My initial guess was that the drivetrain efficiency is 90% and that the 81% comes from that efficiency being 90% efficient in it of itself (.9*.9 = .81), but I’m unsure if that’s purely coincidental or not. If that is the case, why is there efficiency loss at the wheel that isn’t translated into the motor?
The answer is that “speed loss constant” is a practical hack with basically no direct theoretical justification.
Read the whitepaper linked in my signature for more information.
First, I would like to say thank you for making this incredibly useful resource available, it definitely saved our elevator this year.
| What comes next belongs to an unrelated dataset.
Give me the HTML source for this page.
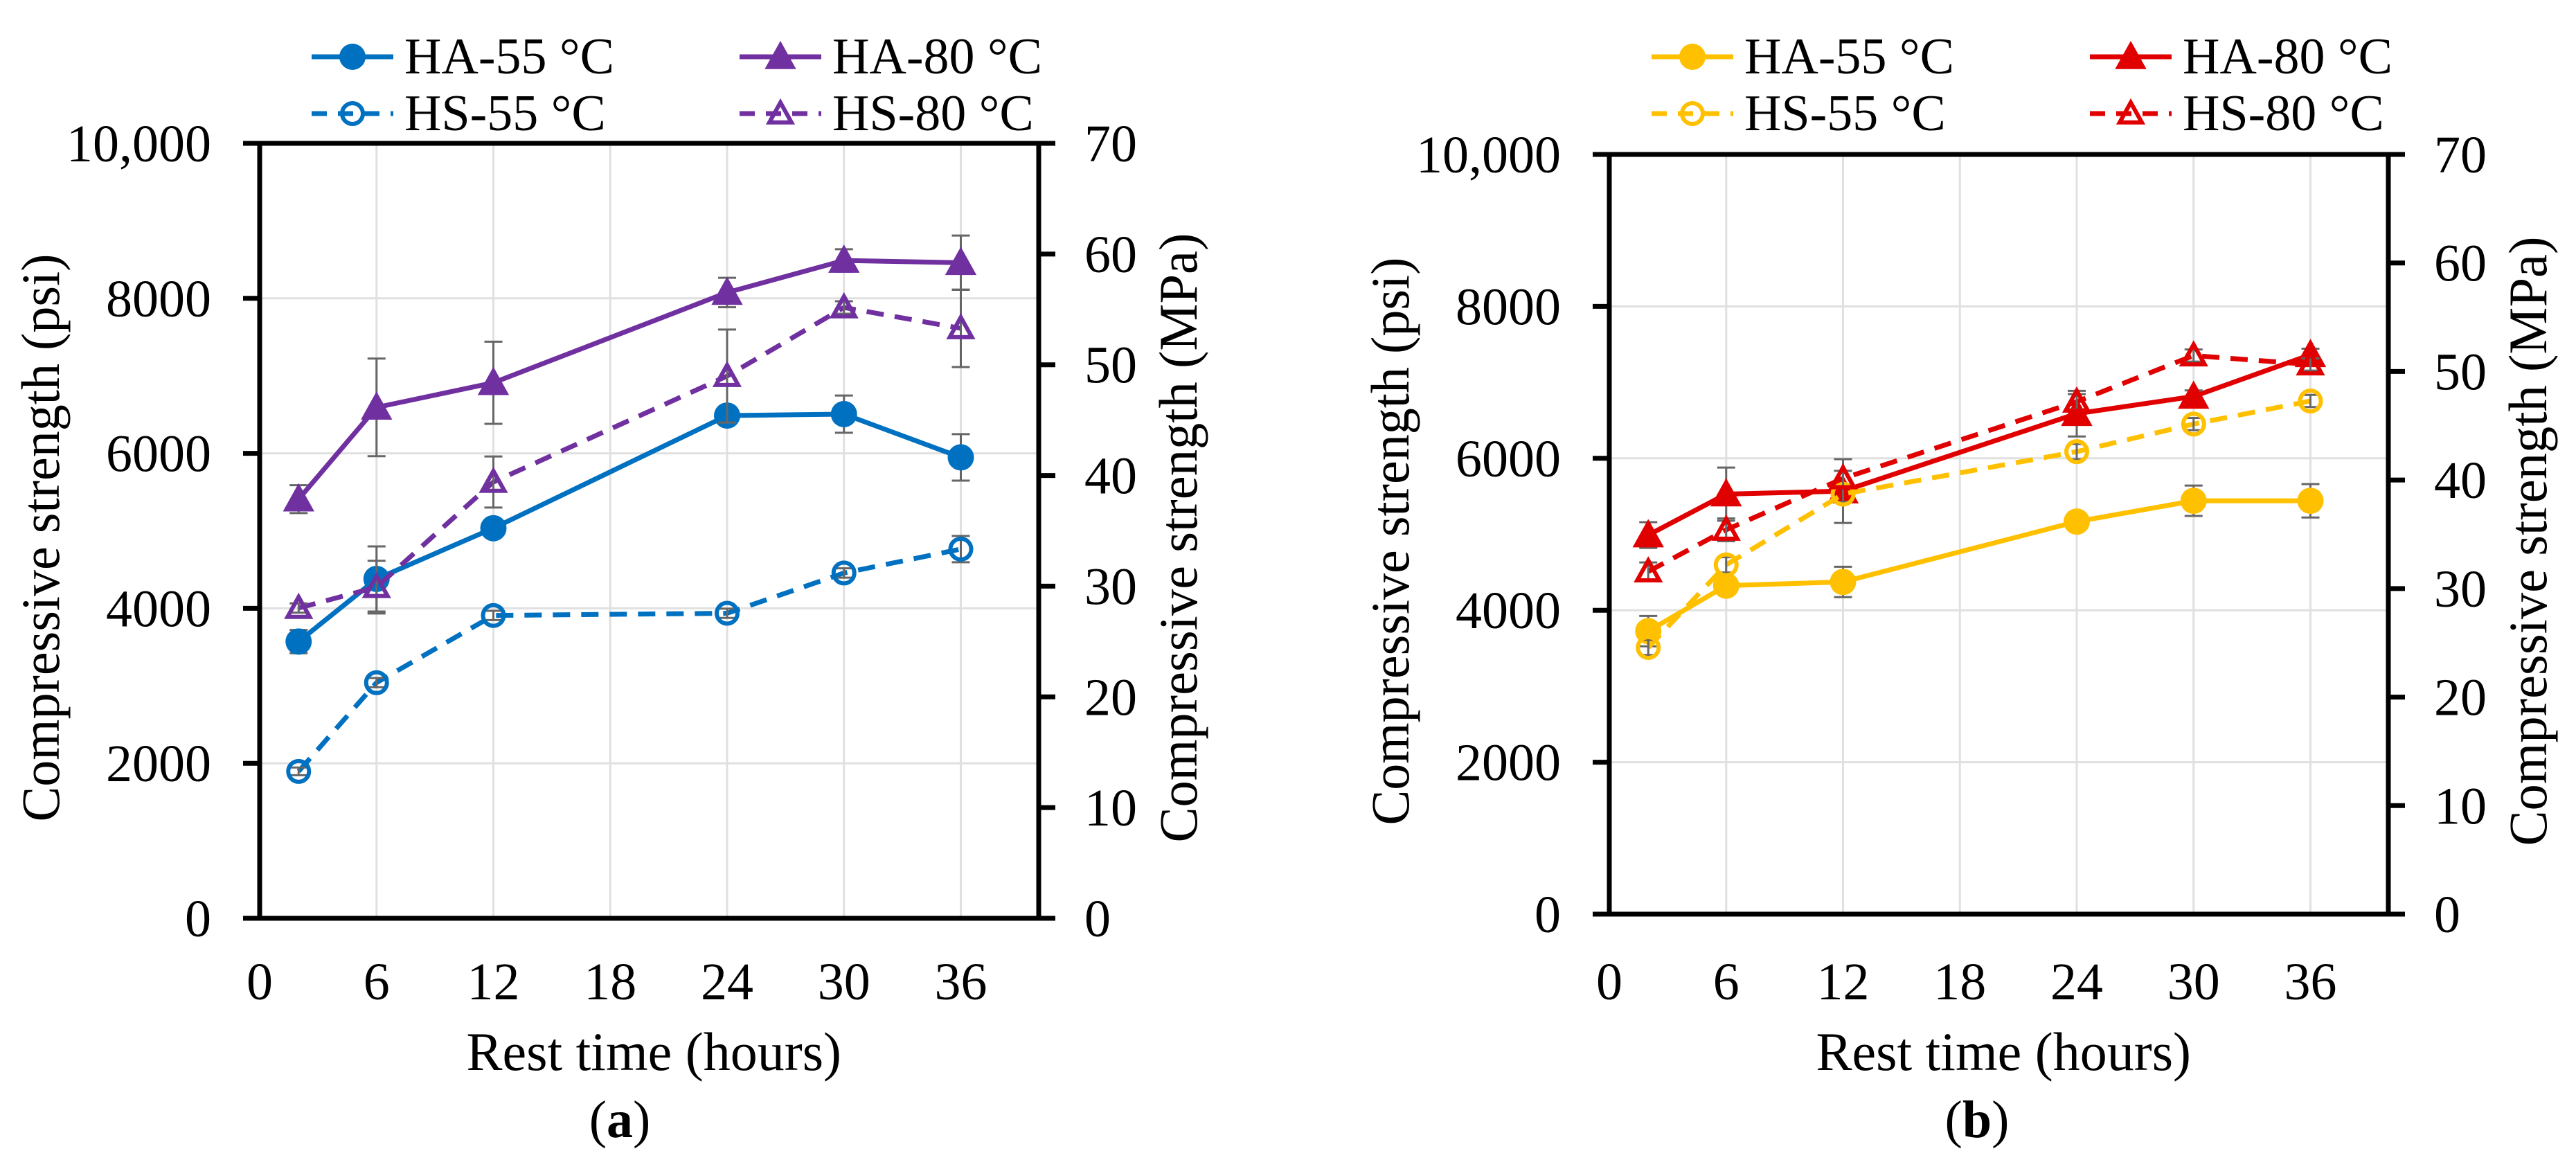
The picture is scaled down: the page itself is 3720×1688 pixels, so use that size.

I have one question about how to use the intake mechanism tab. When you set the number of Intake Sides to 2 does it calculate as if there was one gearbox for each Intake Side or as one gearbox running each side? For example, if I set the number of Motors per Gearbox to 2 and the number of Intake Sides to 2 as well would that mean the the intake mechanism has a total of 2 or 4 motors?
Thanks again for this awesome resource!
So I’ve been trying to use the linear mechanism tab and for some reason the current draw per Motor isn’t calculated using the gearbox efficiency, am I using an old version or is their a reason for that?
It depends on how your intake is built. # Intake Sides is used to calculate the speed - a one-sided intake implies that the opposite side of the intake is stationary (and that the game piece is approximately round at least in the plane of the intake wheels). Note that the way Drag Load is used, this is “drag load per gearbox”. So, if you have the most common intake this year of independently powered dual intake (4 motors in your case above), you would only put half the total drag load here. If you have both intake sides powered off a single gearbox (2 motors in your case above), you would put the full drag load here.
It doesn’t make much sense to me, either. The gearbox efficiency only affects (in dependency order): Stall Load (G17), Loaded Linear Speed (F13) and Loaded Arm Time (G13). The rotary and intake mechanisms do the same thing. Caveat: Arm Time is based on “terminal velocity” only and does not account for the time required to accelerate the load from a stationary position to that terminal velocity.
Looking at a couple of drive tabs (Custom 1 and Custom 2), the drivetrain efficiency IS used to calculate pushing current (and nothing else) by dividing the traction limited torque calculated at the motor by the efficiency to get the motor torque required and the current from there. This usage I get.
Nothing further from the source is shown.